Maria: Nein Engel. Boten von Gott. Frau, was weinst du, fragen sie mich. Ich sage: Sie haben meinen Herrn weggenommen und ich weiß nicht, wo sie ihn hingelegt haben.
Rufus (zu sich selbst): Sie hat ihn wirklich gern gehabt.
Maria: Ich sehe mich draußen um. Vielleicht ist irgendwo im Friedhofsgarten eine Spur von ihm. Da steht plötzlich ein Mann vor mir und spricht mich an. Frau, was weinst du, wen suchst du?
Rufus: Vielleicht einer vom Friedhof.
Maria: Der Gärtner, denke ich. Herr, sage ich im Vorbeigehen, wenn du ihn weggenommen hast, dann zeig mir doch, wo er ist. Ich will ihn mit duftendem Öl einreiben. – Ich gehe Richtung Ausgang, der Mann hinter mir her. Maria, ruft er.
Rufus: Er kannte dich?
Maria: Ich bleibe wie angewurzelt stehen. Unter tausenden würde ich diese Stimme heraushören. Es ist Jesus! So oft hat er meinen Namen genannt. Hat mich getröstet, mir Mut gemacht, mit mir gelacht. Ich drehe mich um und sehe ihn an. Er sieht anders aus, aber er ist es. Rabbuni, rufe ich. Meister! Ich will auf ihn zustürmen, ihn umarmen, seine Hände berühren …

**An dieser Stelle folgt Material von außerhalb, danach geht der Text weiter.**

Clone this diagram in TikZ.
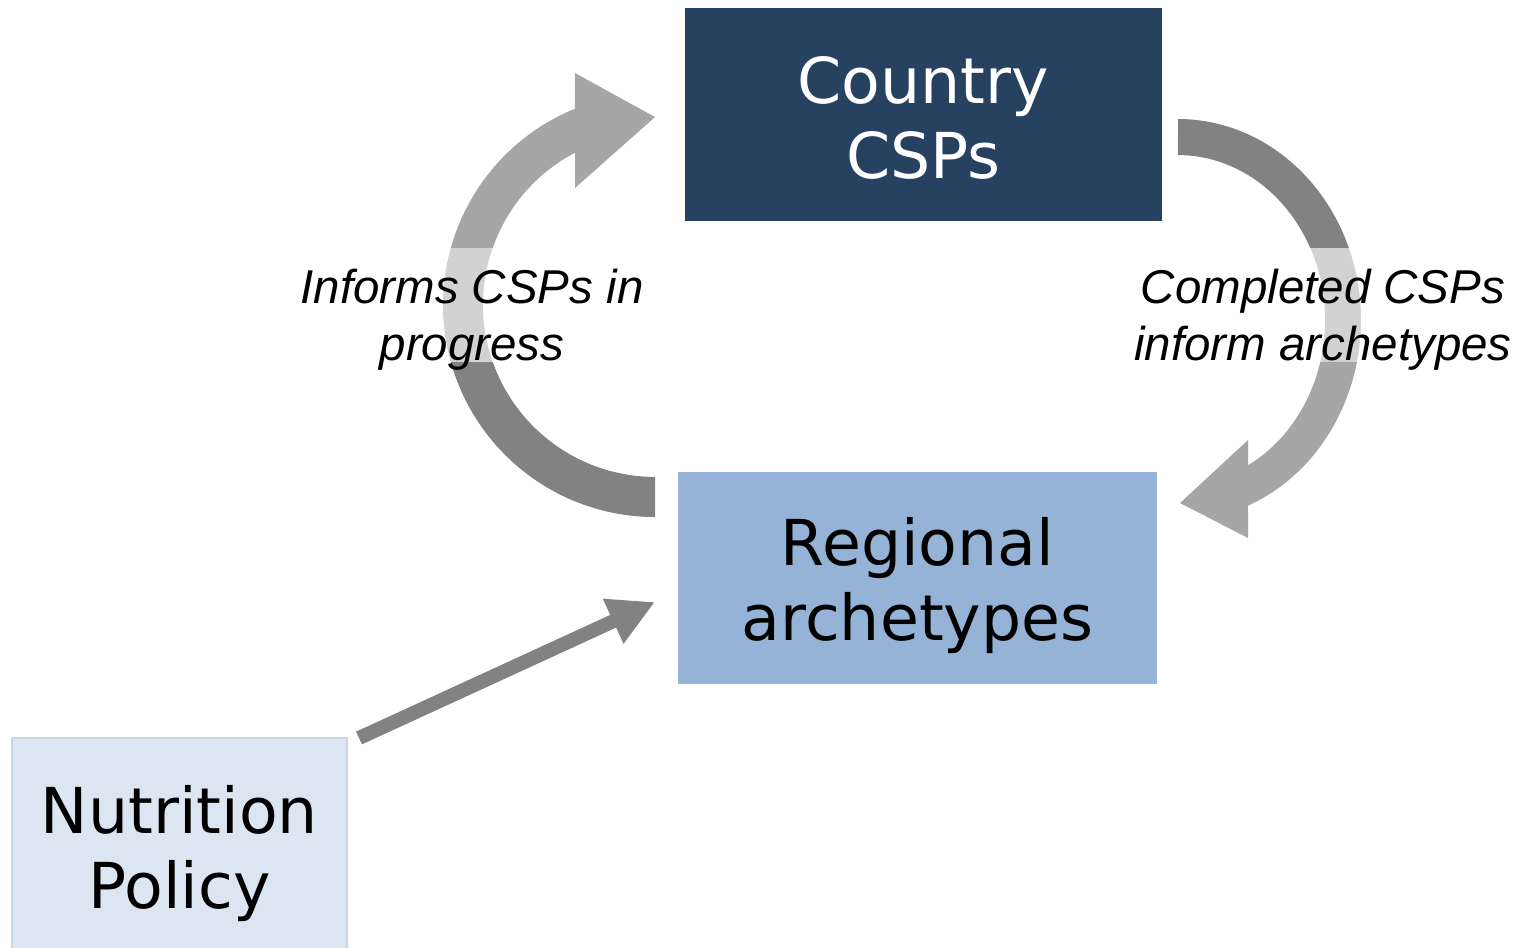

Rufus (seufzt): Schön.Ende gut, alles gut.
Maria: Du hast ja keine Ahnung. Rühr mich nicht an, sagt er. Ich bin noch nicht zum Vater hinaufgegangen. Du, geh zu meinen Brüdern und sage ihnen, dass ich zu meinem Vater gehe, der auch euer Vater ist, und zu meinem Gott, der auch euer Gott ist.
Rufus: Das klingt wie ein Rätsel.
Maria: Ich habe überhaupt nichts verstanden außer: Jesus ist am Leben! Er hat den Tod besiegt, wie er gesagt hat. Er geht zu Gott im Himmel.
Rufus: Also war er erst da und dann wieder weg?
Maria: Er ist noch da. Auch wenn wir ihn nicht mehr sehen. Ich habe es den anderen erzählt. Alles, was er gesagt hat. Die Trauer war wie weggeblasen. Wir wussten: Jesus lebt. Er kennt uns. Er nennt uns beim Namen. So ist es immer noch.